• Task details: Take the lines from the beginning of the data below through the line holding "import * as echarts from 'echarts';" and return exactly those.

• Data lines:

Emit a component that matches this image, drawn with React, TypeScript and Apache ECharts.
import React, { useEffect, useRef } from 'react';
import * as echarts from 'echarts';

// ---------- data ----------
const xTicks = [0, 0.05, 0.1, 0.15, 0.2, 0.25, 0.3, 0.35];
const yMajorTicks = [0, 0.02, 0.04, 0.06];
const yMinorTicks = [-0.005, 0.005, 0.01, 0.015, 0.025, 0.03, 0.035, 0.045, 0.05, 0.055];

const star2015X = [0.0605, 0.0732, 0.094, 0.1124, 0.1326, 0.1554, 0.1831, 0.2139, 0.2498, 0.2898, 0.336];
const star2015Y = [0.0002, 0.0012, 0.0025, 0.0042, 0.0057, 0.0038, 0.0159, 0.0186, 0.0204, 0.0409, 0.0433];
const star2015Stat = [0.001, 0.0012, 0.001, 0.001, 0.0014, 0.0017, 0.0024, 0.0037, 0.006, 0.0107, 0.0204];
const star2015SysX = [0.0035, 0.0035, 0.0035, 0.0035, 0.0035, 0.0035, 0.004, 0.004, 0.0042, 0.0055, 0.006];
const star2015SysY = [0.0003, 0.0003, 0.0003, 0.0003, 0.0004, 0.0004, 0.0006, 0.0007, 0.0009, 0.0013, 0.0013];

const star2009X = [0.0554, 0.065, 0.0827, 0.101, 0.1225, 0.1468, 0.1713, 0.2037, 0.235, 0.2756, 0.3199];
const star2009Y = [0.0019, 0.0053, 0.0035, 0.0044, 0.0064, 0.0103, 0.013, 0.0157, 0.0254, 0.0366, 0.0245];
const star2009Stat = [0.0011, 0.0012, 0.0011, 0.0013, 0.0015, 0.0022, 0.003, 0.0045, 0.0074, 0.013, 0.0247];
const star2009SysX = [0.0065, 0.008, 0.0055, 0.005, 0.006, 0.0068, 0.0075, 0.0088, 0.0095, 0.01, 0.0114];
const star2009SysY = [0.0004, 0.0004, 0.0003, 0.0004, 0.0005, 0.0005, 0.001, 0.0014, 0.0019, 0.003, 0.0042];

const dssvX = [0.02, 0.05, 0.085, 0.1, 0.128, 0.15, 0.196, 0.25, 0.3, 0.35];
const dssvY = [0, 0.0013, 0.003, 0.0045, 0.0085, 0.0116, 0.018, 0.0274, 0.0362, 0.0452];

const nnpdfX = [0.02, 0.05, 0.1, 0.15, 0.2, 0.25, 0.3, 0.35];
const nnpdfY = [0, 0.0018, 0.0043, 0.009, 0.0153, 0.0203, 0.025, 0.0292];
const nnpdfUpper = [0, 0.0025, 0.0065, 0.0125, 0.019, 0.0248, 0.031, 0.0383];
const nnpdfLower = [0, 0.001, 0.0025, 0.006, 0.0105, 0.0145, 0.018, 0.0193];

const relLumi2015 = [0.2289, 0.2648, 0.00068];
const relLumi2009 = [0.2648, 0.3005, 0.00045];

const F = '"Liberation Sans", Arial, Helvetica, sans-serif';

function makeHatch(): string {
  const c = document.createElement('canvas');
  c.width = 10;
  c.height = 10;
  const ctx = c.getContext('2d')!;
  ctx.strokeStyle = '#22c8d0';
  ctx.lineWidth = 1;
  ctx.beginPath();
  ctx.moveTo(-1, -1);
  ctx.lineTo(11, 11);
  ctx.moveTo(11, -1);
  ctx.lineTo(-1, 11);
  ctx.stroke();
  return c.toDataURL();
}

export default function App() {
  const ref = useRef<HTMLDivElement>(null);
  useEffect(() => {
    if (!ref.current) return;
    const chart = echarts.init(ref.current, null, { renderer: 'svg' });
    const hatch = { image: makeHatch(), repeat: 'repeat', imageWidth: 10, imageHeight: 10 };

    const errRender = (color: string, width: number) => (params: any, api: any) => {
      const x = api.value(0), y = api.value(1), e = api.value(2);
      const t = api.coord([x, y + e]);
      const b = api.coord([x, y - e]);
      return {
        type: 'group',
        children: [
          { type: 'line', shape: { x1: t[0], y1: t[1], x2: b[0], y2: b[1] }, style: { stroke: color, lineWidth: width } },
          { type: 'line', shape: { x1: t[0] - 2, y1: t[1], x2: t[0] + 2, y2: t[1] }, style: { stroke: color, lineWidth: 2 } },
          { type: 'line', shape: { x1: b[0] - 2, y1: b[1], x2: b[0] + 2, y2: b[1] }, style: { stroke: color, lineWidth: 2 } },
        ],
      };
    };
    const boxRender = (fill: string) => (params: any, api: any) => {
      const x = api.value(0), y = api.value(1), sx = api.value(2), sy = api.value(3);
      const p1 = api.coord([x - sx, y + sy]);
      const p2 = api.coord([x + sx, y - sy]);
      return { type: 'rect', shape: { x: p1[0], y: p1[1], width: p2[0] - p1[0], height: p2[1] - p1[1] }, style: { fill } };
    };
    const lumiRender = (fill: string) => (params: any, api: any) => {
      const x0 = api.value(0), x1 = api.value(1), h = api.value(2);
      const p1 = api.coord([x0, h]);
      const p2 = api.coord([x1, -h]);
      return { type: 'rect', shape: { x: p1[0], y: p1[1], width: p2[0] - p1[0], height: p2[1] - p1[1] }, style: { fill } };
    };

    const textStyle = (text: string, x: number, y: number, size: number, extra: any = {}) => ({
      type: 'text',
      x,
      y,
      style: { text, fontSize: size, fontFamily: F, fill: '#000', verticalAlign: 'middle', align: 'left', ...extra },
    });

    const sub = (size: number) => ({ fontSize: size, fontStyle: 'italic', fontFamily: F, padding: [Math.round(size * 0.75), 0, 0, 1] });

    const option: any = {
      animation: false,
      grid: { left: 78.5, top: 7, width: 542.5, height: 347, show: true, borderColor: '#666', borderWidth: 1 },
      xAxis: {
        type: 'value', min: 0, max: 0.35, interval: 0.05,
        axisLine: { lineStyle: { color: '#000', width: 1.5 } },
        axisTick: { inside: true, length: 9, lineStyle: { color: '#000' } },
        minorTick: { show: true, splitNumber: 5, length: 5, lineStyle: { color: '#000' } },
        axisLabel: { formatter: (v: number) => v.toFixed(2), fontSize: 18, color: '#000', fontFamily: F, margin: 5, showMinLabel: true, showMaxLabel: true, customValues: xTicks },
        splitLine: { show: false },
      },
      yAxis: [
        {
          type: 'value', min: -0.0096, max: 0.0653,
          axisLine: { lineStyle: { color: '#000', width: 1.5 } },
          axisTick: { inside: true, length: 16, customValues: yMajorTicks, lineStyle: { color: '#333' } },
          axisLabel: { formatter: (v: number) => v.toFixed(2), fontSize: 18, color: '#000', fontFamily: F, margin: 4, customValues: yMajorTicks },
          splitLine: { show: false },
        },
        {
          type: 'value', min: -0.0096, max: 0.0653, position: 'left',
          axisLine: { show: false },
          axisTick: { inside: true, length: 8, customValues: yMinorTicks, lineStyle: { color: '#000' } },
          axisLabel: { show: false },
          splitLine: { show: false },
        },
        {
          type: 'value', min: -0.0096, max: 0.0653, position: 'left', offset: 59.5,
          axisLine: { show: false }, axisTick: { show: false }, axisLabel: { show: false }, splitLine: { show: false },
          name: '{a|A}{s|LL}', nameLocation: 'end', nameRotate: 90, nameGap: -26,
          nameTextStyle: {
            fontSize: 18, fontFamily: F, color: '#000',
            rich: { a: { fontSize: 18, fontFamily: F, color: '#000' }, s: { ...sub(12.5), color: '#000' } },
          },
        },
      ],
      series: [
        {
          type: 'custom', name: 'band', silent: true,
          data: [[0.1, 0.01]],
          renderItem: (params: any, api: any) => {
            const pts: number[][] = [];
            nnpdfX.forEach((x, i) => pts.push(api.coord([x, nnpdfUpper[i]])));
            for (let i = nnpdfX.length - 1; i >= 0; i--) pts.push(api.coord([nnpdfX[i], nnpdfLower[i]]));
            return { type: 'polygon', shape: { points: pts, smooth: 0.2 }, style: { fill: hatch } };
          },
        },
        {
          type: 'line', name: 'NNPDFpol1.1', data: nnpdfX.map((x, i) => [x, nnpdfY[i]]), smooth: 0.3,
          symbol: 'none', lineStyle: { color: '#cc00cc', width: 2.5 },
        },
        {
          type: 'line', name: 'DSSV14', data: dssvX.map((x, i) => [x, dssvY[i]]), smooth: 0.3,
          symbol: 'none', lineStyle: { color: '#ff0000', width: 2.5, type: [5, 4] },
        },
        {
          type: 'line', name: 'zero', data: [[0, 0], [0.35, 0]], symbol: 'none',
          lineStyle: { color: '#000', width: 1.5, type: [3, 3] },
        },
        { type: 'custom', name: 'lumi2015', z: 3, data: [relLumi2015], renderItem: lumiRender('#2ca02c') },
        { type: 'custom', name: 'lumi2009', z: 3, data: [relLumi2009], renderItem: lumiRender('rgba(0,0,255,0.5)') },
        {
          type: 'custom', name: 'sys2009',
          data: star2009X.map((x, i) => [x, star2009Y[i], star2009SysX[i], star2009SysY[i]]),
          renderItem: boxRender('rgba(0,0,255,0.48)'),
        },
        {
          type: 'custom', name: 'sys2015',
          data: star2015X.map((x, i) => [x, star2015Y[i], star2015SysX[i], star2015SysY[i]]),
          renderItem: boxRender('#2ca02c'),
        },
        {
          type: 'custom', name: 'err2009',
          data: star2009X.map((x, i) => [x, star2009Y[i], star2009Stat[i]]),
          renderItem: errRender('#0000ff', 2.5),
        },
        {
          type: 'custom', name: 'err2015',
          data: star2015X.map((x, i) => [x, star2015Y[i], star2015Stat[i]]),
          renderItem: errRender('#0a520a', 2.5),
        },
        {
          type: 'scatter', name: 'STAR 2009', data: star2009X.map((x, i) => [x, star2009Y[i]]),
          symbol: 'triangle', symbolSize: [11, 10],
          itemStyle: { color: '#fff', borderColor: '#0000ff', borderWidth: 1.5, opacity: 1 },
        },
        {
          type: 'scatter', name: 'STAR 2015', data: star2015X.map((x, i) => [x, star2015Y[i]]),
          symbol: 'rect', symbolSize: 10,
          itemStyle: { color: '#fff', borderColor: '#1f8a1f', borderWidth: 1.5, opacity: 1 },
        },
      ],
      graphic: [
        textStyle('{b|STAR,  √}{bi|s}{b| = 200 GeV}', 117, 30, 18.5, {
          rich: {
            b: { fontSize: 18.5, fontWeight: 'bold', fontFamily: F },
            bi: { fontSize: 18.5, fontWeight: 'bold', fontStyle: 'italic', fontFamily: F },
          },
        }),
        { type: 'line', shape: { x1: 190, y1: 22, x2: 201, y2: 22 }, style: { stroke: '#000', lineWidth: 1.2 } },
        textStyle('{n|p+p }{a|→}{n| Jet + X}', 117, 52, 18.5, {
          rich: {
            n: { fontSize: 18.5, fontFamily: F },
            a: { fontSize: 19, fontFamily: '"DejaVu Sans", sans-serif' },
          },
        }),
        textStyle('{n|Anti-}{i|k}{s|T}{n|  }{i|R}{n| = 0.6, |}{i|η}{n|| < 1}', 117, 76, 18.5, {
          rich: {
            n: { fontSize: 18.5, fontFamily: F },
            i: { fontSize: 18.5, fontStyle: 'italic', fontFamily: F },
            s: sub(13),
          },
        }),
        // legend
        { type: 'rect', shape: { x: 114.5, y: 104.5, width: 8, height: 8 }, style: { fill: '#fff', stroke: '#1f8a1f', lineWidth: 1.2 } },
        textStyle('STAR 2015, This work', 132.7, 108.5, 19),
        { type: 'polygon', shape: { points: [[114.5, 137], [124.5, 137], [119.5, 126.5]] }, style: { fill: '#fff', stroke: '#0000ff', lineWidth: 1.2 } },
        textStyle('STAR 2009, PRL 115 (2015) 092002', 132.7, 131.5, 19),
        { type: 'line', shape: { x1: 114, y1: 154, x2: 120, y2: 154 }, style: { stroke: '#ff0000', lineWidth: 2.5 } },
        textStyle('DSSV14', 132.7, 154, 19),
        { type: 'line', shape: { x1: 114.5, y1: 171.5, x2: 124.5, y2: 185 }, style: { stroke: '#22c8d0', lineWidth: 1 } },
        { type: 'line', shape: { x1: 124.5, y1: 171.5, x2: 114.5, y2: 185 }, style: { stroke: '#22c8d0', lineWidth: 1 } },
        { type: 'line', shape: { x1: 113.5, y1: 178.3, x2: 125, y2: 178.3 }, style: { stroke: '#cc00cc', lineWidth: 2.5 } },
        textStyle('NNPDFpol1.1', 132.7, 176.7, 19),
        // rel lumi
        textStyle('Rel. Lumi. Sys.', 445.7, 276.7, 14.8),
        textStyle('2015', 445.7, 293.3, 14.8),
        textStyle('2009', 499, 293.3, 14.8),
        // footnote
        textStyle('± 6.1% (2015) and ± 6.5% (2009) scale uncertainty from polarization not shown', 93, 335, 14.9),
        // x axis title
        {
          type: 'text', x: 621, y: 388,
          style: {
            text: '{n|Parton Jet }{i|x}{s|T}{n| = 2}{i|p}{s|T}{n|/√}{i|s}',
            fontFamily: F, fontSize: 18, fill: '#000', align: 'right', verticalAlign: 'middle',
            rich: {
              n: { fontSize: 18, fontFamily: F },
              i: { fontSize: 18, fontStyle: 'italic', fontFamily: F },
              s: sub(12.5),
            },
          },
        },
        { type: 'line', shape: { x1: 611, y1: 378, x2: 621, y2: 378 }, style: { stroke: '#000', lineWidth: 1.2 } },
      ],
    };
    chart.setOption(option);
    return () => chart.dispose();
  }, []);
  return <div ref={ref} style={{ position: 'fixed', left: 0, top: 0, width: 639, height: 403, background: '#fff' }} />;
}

• Solution to the problem:
Emit a component that matches this image, drawn with React, TypeScript and Apache ECharts.
import React, { useEffect, useRef } from 'react';
import * as echarts from 'echarts';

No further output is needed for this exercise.